Any tips ? Or comments ?
I know people will likely tell me to get a hobby and I know this isn't healthy but what I don't understand is why I'm so attached/insecure.
 
jespah
 
  4  
Reply Thu 20 Dec, 2018 07:54 pm
@MissRT,
You're so attached because you see him as your last, best hope.

Note: I am not a doctor. I don't even play one on TV.

But seriously, you may be seeing him as your last and best shot at happiness, and may see anything/anyone after him to be someone who could never possibly measure up.

So! Talk to the guy. And tell him you want to go public because this is eating you up inside. And quit with the bullshit about waiting for his divorce to be final. He is separated from his wife, presumably (hopefully) in the midst of getting a divorce. His wife has got to know you (or at least someone like you) exist. And his kid most likely does, too.

If you are keeping things on the down low in order to spare their feelings, don't. They will be fine, and it will be far worse if his wife or child thinks there's some chance at reconciling when it turns out - surprise! - that's already dead in the water.

And if you are keeping mum because he'll somehow get a better divorce settlement or custody or whatever, talk to a lawyer and find out if it'll make any difference. In a lot of the US, no-fault divorces are the rule, not the exception, so it shouldn't matter. And, I might add, divorce is a far faster process than it has ever been. If this is dragging on for months and months, then something's amiss.
0 Replies
 
PUNKEY
 
  1  
Reply Mon 24 Dec, 2018 10:41 am
He's going thru a lot more than you are: divorce, setting up his own home, facing family, friends, etc. (You didn't mention if there were children involved)

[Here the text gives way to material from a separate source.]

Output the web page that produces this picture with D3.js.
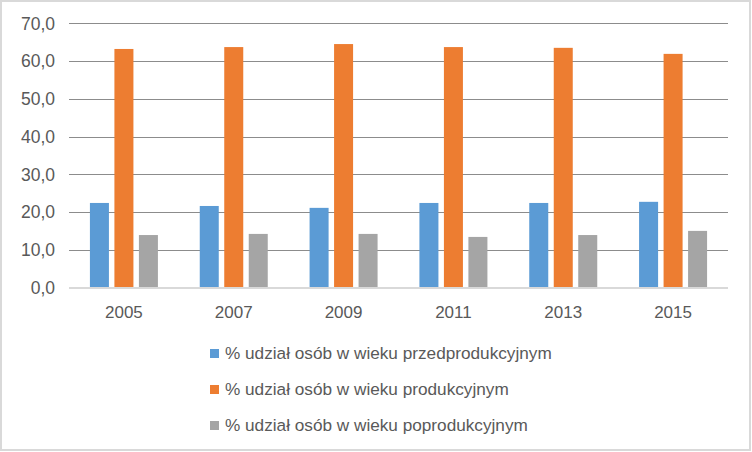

So give him some time and space..

Why being quiet about this might not be such a bad idea: He may be trying to protect you from being blamed for his divorce. Plus, the holidays are very emotionally trying.

Try to not overwhelm him, or you will suffocate the relationship.


0 Replies
 
vikorr
 
  1  
Reply Wed 26 Dec, 2018 03:44 am
@MissRT,
Well, both could be right. Basically they are saying that your insecurities are related to the secretiveness of your relationship.

Any relationship is about the two people involved (ie. you as well, not just him), no matter how much baggage one party is carrying. Put another way - care and concern must still go both ways, even if one is carrying more baggage than the other (ie. he can't claim is must only be about his difficult situation - because it's about both of your situations). Anyone who thinks otherwise, is kidding themselves.